Outro empecilho, conforme aponta Luciano, é a falta de envolvimento dos médicos com a causa. É que os hospitais públicos precisam notificar a Central sobre os pacientes que sofreram morte cerebral para a abordagem das famílias. Muitas oportunidades se perdem porque os profissionais ainda estão alheios a essa questão. Luciano acredita que a inclusão de uma disciplina específica sobre o assunto na grade curricular poderia colaborar para uma mudança. A sugestão já foi feita para a Faculdade de Medicina da Universidade Federal de Goiás.
Transplante de coração
As cirurgias de transplantes são realizadas em hospitais credenciados pelo Ministério da Saúde. Em Goiás, são o HGG, o Santa Genoveva e a Santa Casa de Goiânia. A expectativa é que a partir de outubro, o Hospital Lúcio Rebelo inicie os transplantes cardíacos. Os pacientes serão preparados e regulados para entrar na fila. O Hospital das Clínicas, embora tenha uma equipe habilitada para transplante de fígado, ainda não cumpre esse papel.
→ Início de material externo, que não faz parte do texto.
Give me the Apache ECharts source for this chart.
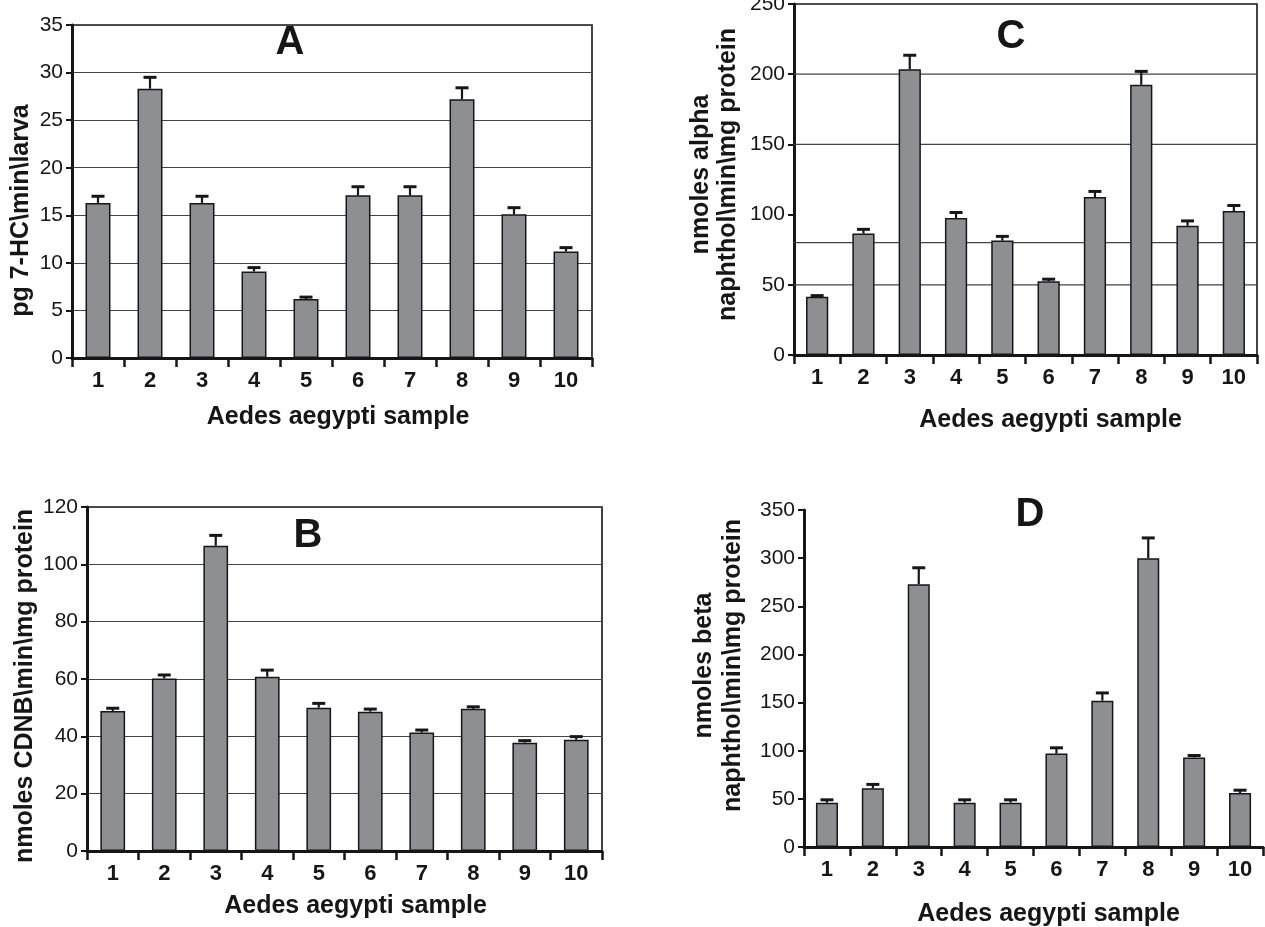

Luciano Leão explica que no mundo todo a maior demanda de órgãos é pelos rins e no caso de tecidos, por córneas. A maior parte dos pacientes tem insuficiência renal devido ao uso de medicamentos ou doenças crônicas como diabetes, hipertensão e autoimunes que atacam o rim. A maior causa da perda de córneas geralmente é uma doença chamada de ceratocone. Goiás transplanta rins, pâncreas e córneas. No ano passado, foram quase mil transplantes de córneas. Mais de 13 mil pessoas já foram transplantadas no Estado. Familiares de até 4º grau também podem doar órgãos em vida, como o rim, parte do fígado ou do pulmão, mas há limitações. O foco é ampliar as doações após morte encefálica. Como sugere o slogan do material educativo da SES: Um herói de verdade nunca morre.